-- START MATERIAL FOR THIS TASK --

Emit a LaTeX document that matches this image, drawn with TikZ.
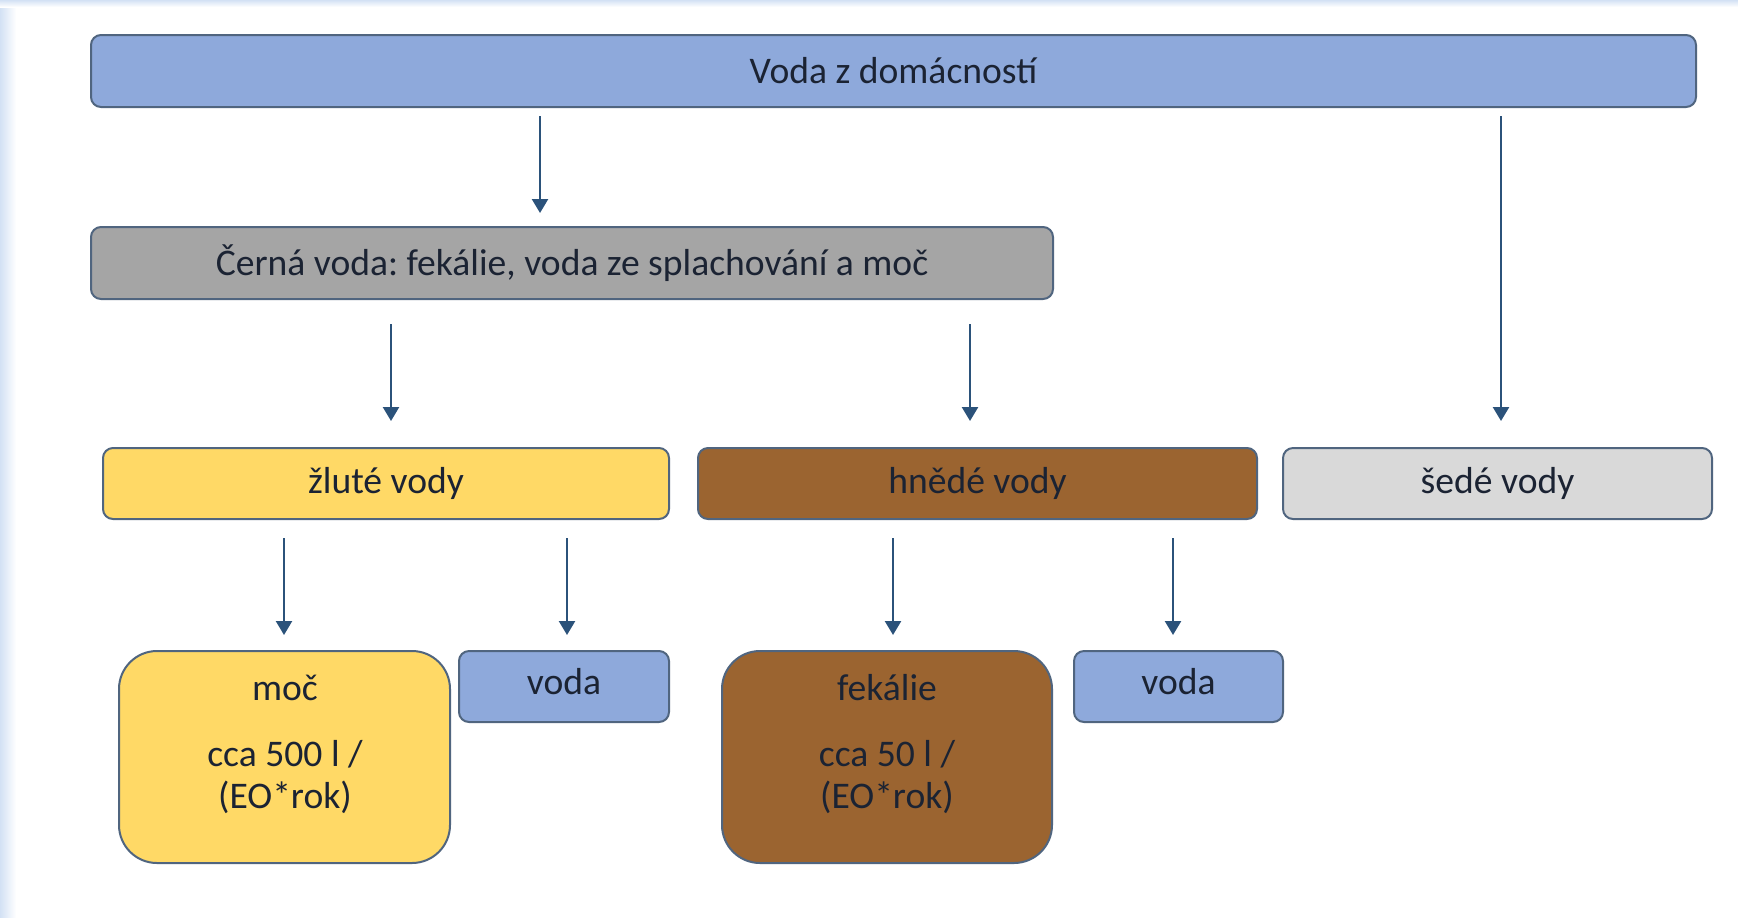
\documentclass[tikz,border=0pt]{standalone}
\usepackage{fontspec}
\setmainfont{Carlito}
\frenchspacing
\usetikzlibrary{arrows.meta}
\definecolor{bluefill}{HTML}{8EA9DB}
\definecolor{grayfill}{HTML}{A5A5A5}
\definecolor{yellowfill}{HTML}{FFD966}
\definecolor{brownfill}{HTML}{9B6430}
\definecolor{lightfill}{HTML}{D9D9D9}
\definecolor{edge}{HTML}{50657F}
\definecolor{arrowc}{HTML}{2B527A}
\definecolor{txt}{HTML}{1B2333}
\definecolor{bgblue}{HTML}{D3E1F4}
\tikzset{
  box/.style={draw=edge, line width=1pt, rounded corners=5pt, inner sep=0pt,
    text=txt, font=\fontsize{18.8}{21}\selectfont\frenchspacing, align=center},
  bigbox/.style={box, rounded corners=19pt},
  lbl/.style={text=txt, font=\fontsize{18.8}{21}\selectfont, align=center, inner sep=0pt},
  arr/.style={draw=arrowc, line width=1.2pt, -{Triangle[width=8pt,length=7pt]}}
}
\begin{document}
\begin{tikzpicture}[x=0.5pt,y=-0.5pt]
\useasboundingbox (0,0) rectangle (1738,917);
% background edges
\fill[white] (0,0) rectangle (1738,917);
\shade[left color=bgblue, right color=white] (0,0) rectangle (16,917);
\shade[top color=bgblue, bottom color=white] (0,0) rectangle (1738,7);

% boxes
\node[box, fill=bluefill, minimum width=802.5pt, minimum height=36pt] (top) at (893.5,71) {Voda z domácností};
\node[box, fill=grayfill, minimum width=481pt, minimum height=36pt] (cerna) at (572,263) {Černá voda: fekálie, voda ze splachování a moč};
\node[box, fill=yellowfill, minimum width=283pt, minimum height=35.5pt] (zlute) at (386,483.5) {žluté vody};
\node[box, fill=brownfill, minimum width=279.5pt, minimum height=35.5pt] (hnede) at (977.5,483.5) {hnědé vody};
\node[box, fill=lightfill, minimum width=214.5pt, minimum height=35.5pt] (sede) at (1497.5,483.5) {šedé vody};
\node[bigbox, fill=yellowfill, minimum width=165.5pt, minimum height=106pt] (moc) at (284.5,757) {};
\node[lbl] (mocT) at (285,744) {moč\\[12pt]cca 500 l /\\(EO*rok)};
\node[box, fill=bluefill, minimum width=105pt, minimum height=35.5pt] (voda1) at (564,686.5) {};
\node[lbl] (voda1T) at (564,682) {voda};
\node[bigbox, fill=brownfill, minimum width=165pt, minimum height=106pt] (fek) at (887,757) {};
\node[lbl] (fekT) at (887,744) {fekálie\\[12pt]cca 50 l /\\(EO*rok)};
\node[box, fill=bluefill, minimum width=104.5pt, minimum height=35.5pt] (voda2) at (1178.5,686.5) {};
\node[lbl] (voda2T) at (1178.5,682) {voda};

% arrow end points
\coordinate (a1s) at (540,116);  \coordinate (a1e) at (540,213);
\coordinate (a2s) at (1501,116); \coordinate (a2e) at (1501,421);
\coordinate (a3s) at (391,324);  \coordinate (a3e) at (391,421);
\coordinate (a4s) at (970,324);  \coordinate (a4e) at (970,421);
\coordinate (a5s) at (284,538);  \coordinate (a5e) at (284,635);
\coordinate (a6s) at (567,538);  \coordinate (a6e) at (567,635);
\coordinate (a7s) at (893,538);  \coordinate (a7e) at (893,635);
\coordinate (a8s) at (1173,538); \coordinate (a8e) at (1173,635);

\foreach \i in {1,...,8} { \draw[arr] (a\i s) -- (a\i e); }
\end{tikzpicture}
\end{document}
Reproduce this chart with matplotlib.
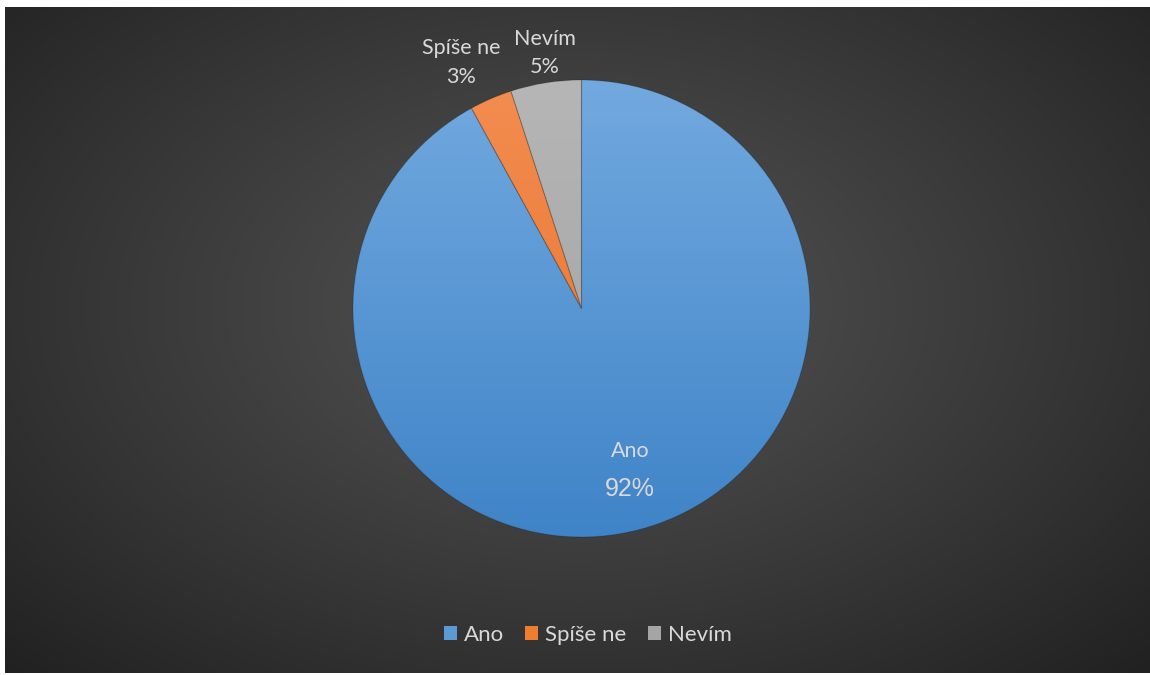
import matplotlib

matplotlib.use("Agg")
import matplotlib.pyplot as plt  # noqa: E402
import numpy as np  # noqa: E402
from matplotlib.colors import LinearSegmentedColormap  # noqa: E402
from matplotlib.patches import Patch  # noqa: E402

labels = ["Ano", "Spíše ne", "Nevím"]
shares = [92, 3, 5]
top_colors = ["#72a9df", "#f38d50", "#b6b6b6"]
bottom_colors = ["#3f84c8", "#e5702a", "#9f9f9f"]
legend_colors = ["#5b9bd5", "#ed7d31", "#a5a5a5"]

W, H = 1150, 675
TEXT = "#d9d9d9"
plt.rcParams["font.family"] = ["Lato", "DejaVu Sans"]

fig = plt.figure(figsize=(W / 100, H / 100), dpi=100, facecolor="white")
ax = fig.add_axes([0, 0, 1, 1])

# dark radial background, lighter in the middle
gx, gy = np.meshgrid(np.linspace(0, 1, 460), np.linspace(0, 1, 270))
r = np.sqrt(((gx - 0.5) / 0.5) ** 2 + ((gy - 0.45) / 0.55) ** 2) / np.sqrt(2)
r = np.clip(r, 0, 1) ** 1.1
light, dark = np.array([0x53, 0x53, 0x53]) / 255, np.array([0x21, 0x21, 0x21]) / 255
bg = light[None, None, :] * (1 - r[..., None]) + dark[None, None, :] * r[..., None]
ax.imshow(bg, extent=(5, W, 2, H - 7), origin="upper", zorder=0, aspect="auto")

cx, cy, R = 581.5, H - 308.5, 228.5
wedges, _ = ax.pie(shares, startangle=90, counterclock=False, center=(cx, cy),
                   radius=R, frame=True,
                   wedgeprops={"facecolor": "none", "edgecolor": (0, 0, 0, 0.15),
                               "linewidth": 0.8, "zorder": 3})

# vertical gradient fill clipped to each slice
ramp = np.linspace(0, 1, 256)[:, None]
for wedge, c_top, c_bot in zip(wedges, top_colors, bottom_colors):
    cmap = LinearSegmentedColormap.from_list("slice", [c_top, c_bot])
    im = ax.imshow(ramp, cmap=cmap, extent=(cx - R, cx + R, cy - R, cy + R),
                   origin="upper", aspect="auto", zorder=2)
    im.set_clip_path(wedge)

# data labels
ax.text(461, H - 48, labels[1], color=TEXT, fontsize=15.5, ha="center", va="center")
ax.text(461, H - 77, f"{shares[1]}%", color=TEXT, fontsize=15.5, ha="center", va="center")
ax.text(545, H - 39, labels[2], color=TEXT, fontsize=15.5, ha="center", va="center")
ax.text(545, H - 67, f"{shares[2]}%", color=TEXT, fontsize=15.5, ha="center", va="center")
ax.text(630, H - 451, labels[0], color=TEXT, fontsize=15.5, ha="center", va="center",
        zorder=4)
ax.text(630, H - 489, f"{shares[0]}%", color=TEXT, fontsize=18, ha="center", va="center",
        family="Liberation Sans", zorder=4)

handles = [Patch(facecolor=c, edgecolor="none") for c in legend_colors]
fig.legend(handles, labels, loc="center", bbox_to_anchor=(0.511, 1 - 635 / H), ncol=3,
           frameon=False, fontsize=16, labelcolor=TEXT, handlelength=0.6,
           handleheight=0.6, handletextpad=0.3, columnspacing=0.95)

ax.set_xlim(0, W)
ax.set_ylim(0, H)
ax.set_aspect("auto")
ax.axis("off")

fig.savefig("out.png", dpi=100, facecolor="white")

-- END MATERIAL FOR THIS TASK --

§ **REQUEST**:
The required output is the exact run of lines from the start of the records through the line containing "(0,0) rectangle (1738,7);", both ends included, with no pictures.

§ **RESULT**:
Emit a LaTeX document that matches this image, drawn with TikZ.
\documentclass[tikz,border=0pt]{standalone}
\usepackage{fontspec}
\setmainfont{Carlito}
\frenchspacing
\usetikzlibrary{arrows.meta}
\definecolor{bluefill}{HTML}{8EA9DB}
\definecolor{grayfill}{HTML}{A5A5A5}
\definecolor{yellowfill}{HTML}{FFD966}
\definecolor{brownfill}{HTML}{9B6430}
\definecolor{lightfill}{HTML}{D9D9D9}
\definecolor{edge}{HTML}{50657F}
\definecolor{arrowc}{HTML}{2B527A}
\definecolor{txt}{HTML}{1B2333}
\definecolor{bgblue}{HTML}{D3E1F4}
\tikzset{
  box/.style={draw=edge, line width=1pt, rounded corners=5pt, inner sep=0pt,
    text=txt, font=\fontsize{18.8}{21}\selectfont\frenchspacing, align=center},
  bigbox/.style={box, rounded corners=19pt},
  lbl/.style={text=txt, font=\fontsize{18.8}{21}\selectfont, align=center, inner sep=0pt},
  arr/.style={draw=arrowc, line width=1.2pt, -{Triangle[width=8pt,length=7pt]}}
}
\begin{document}
\begin{tikzpicture}[x=0.5pt,y=-0.5pt]
\useasboundingbox (0,0) rectangle (1738,917);
% background edges
\fill[white] (0,0) rectangle (1738,917);
\shade[left color=bgblue, right color=white] (0,0) rectangle (16,917);
\shade[top color=bgblue, bottom color=white] (0,0) rectangle (1738,7);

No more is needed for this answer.